_STATED PROBLEM_
Transcribe all of the material below word for word and leave out its pictures.

_DATA EXCERPT_
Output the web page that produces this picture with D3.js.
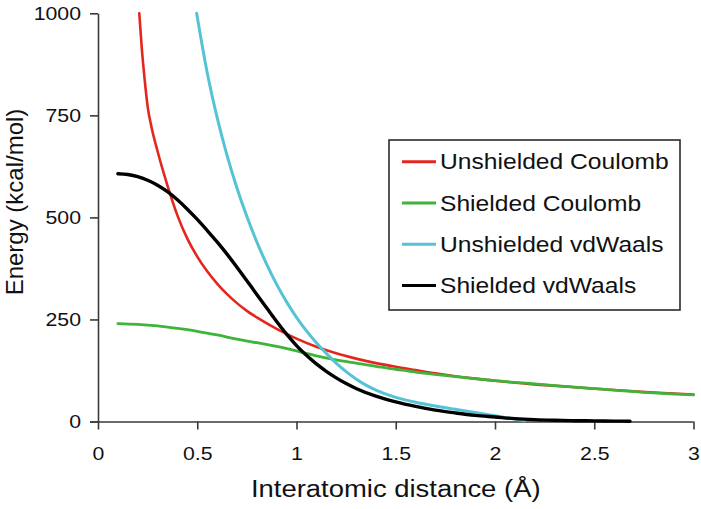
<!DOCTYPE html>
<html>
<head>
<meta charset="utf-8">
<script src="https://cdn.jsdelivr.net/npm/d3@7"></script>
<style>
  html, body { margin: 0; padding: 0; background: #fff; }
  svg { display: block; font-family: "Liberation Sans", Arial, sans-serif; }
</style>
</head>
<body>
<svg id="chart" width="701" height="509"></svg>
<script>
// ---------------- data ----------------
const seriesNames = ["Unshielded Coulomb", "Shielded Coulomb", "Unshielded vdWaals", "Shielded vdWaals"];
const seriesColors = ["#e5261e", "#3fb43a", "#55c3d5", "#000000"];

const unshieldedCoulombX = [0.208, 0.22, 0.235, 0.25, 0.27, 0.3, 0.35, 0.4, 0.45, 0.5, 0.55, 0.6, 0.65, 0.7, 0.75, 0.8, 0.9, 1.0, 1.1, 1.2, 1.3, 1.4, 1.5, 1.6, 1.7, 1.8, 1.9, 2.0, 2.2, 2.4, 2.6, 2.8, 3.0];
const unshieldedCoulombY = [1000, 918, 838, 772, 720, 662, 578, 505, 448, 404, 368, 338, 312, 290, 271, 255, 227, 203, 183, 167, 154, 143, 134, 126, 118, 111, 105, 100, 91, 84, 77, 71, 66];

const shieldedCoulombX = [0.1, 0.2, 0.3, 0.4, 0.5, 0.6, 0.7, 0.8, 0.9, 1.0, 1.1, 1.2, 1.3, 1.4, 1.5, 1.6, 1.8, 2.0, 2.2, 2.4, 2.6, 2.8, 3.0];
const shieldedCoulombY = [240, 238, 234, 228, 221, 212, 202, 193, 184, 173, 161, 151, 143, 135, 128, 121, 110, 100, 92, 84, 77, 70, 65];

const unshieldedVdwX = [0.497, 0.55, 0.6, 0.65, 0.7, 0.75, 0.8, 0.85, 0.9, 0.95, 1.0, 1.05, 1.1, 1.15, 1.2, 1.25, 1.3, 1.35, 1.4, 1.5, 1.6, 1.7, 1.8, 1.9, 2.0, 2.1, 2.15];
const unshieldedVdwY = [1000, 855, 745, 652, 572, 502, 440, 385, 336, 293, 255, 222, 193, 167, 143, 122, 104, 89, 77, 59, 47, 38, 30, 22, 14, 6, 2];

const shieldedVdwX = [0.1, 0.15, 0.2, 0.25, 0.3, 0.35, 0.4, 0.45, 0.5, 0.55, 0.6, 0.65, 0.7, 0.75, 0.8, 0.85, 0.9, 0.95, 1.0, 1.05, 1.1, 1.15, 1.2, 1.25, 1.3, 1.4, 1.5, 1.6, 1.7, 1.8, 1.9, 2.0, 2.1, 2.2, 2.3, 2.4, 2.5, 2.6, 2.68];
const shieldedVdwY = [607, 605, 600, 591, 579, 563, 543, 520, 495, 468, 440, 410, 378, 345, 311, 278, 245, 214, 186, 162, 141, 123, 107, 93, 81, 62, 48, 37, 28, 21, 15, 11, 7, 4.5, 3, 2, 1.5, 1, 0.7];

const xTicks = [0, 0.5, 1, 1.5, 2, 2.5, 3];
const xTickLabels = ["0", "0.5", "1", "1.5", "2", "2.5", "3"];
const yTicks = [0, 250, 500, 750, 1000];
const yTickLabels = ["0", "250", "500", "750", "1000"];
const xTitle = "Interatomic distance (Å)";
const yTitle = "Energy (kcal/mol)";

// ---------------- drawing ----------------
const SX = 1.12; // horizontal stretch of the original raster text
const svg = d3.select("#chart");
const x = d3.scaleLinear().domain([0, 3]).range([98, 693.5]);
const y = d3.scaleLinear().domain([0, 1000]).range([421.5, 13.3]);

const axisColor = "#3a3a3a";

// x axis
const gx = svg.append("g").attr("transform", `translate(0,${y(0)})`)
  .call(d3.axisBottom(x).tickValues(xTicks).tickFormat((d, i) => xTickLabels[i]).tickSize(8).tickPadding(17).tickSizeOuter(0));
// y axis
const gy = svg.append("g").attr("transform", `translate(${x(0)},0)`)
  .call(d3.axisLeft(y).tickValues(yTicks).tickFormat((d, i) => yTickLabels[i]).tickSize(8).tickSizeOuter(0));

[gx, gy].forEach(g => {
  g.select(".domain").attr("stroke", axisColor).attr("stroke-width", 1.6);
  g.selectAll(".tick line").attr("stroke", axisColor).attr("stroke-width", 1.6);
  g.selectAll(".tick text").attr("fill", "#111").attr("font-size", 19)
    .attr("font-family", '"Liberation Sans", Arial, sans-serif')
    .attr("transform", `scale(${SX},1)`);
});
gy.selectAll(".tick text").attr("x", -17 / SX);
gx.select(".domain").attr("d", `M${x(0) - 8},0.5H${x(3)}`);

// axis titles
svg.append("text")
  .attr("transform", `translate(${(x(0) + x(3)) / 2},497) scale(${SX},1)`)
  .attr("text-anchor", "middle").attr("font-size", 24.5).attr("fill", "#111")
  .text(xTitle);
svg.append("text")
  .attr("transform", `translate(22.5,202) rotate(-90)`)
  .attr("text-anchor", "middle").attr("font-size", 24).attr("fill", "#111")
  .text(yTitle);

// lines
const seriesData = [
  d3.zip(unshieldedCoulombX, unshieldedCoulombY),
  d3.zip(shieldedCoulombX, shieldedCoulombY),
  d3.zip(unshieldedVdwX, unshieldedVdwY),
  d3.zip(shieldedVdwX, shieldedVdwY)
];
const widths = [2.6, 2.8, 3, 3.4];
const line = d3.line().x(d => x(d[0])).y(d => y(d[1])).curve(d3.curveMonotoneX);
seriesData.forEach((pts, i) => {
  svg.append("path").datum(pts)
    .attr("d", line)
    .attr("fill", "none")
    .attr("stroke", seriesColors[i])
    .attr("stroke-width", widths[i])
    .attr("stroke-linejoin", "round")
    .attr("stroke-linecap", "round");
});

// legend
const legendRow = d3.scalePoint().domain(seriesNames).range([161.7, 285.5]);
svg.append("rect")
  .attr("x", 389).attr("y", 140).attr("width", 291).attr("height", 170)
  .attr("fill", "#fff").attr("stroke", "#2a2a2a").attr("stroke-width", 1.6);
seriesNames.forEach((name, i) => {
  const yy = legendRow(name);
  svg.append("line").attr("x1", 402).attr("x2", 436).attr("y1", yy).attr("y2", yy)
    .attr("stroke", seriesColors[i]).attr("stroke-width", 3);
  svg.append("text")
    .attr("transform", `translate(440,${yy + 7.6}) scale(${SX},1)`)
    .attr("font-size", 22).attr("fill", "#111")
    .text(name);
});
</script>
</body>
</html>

_RESPONSE TO THE TASK_
Output the web page that produces this picture with D3.js.
<!DOCTYPE html>
<html>
<head>
<meta charset="utf-8">
<script src="https://cdn.jsdelivr.net/npm/d3@7"></script>
<style>
  html, body { margin: 0; padding: 0; background: #fff; }
  svg { display: block; font-family: "Liberation Sans", Arial, sans-serif; }
</style>
</head>
<body>
<svg id="chart" width="701" height="509"></svg>
<script>
// ---------------- data ----------------
const seriesNames = ["Unshielded Coulomb", "Shielded Coulomb", "Unshielded vdWaals", "Shielded vdWaals"];
const seriesColors = ["#e5261e", "#3fb43a", "#55c3d5", "#000000"];

const unshieldedCoulombX = [0.208, 0.22, 0.235, 0.25, 0.27, 0.3, 0.35, 0.4, 0.45, 0.5, 0.55, 0.6, 0.65, 0.7, 0.75, 0.8, 0.9, 1.0, 1.1, 1.2, 1.3, 1.4, 1.5, 1.6, 1.7, 1.8, 1.9, 2.0, 2.2, 2.4, 2.6, 2.8, 3.0];
const unshieldedCoulombY = [1000, 918, 838, 772, 720, 662, 578, 505, 448, 404, 368, 338, 312, 290, 271, 255, 227, 203, 183, 167, 154, 143, 134, 126, 118, 111, 105, 100, 91, 84, 77, 71, 66];

const shieldedCoulombX = [0.1, 0.2, 0.3, 0.4, 0.5, 0.6, 0.7, 0.8, 0.9, 1.0, 1.1, 1.2, 1.3, 1.4, 1.5, 1.6, 1.8, 2.0, 2.2, 2.4, 2.6, 2.8, 3.0];
const shieldedCoulombY = [240, 238, 234, 228, 221, 212, 202, 193, 184, 173, 161, 151, 143, 135, 128, 121, 110, 100, 92, 84, 77, 70, 65];

const unshieldedVdwX = [0.497, 0.55, 0.6, 0.65, 0.7, 0.75, 0.8, 0.85, 0.9, 0.95, 1.0, 1.05, 1.1, 1.15, 1.2, 1.25, 1.3, 1.35, 1.4, 1.5, 1.6, 1.7, 1.8, 1.9, 2.0, 2.1, 2.15];
const unshieldedVdwY = [1000, 855, 745, 652, 572, 502, 440, 385, 336, 293, 255, 222, 193, 167, 143, 122, 104, 89, 77, 59, 47, 38, 30, 22, 14, 6, 2];

const shieldedVdwX = [0.1, 0.15, 0.2, 0.25, 0.3, 0.35, 0.4, 0.45, 0.5, 0.55, 0.6, 0.65, 0.7, 0.75, 0.8, 0.85, 0.9, 0.95, 1.0, 1.05, 1.1, 1.15, 1.2, 1.25, 1.3, 1.4, 1.5, 1.6, 1.7, 1.8, 1.9, 2.0, 2.1, 2.2, 2.3, 2.4, 2.5, 2.6, 2.68];
const shieldedVdwY = [607, 605, 600, 591, 579, 563, 543, 520, 495, 468, 440, 410, 378, 345, 311, 278, 245, 214, 186, 162, 141, 123, 107, 93, 81, 62, 48, 37, 28, 21, 15, 11, 7, 4.5, 3, 2, 1.5, 1, 0.7];

const xTicks = [0, 0.5, 1, 1.5, 2, 2.5, 3];
const xTickLabels = ["0", "0.5", "1", "1.5", "2", "2.5", "3"];
const yTicks = [0, 250, 500, 750, 1000];
const yTickLabels = ["0", "250", "500", "750", "1000"];
const xTitle = "Interatomic distance (Å)";
const yTitle = "Energy (kcal/mol)";

// ---------------- drawing ----------------
const SX = 1.12; // horizontal stretch of the original raster text
const svg = d3.select("#chart");
const x = d3.scaleLinear().domain([0, 3]).range([98, 693.5]);
const y = d3.scaleLinear().domain([0, 1000]).range([421.5, 13.3]);

const axisColor = "#3a3a3a";

// x axis
const gx = svg.append("g").attr("transform", `translate(0,${y(0)})`)
  .call(d3.axisBottom(x).tickValues(xTicks).tickFormat((d, i) => xTickLabels[i]).tickSize(8).tickPadding(17).tickSizeOuter(0));
// y axis
const gy = svg.append("g").attr("transform", `translate(${x(0)},0)`)
  .call(d3.axisLeft(y).tickValues(yTicks).tickFormat((d, i) => yTickLabels[i]).tickSize(8).tickSizeOuter(0));

[gx, gy].forEach(g => {
  g.select(".domain").attr("stroke", axisColor).attr("stroke-width", 1.6);
  g.selectAll(".tick line").attr("stroke", axisColor).attr("stroke-width", 1.6);
  g.selectAll(".tick text").attr("fill", "#111").attr("font-size", 19)
    .attr("font-family", '"Liberation Sans", Arial, sans-serif')
    .attr("transform", `scale(${SX},1)`);
});
gy.selectAll(".tick text").attr("x", -17 / SX);
gx.select(".domain").attr("d", `M${x(0) - 8},0.5H${x(3)}`);

// axis titles
svg.append("text")
  .attr("transform", `translate(${(x(0) + x(3)) / 2},497) scale(${SX},1)`)
  .attr("text-anchor", "middle").attr("font-size", 24.5).attr("fill", "#111")
  .text(xTitle);
svg.append("text")
  .attr("transform", `translate(22.5,202) rotate(-90)`)
  .attr("text-anchor", "middle").attr("font-size", 24).attr("fill", "#111")
  .text(yTitle);

// lines
const seriesData = [
  d3.zip(unshieldedCoulombX, unshieldedCoulombY),
  d3.zip(shieldedCoulombX, shieldedCoulombY),
  d3.zip(unshieldedVdwX, unshieldedVdwY),
  d3.zip(shieldedVdwX, shieldedVdwY)
];
const widths = [2.6, 2.8, 3, 3.4];
const line = d3.line().x(d => x(d[0])).y(d => y(d[1])).curve(d3.curveMonotoneX);
seriesData.forEach((pts, i) => {
  svg.append("path").datum(pts)
    .attr("d", line)
    .attr("fill", "none")
    .attr("stroke", seriesColors[i])
    .attr("stroke-width", widths[i])
    .attr("stroke-linejoin", "round")
    .attr("stroke-linecap", "round");
});

// legend
const legendRow = d3.scalePoint().domain(seriesNames).range([161.7, 285.5]);
svg.append("rect")
  .attr("x", 389).attr("y", 140).attr("width", 291).attr("height", 170)
  .attr("fill", "#fff").attr("stroke", "#2a2a2a").attr("stroke-width", 1.6);
seriesNames.forEach((name, i) => {
  const yy = legendRow(name);
  svg.append("line").attr("x1", 402).attr("x2", 436).attr("y1", yy).attr("y2", yy)
    .attr("stroke", seriesColors[i]).attr("stroke-width", 3);
  svg.append("text")
    .attr("transform", `translate(440,${yy + 7.6}) scale(${SX},1)`)
    .attr("font-size", 22).attr("fill", "#111")
    .text(name);
});
</script>
</body>
</html>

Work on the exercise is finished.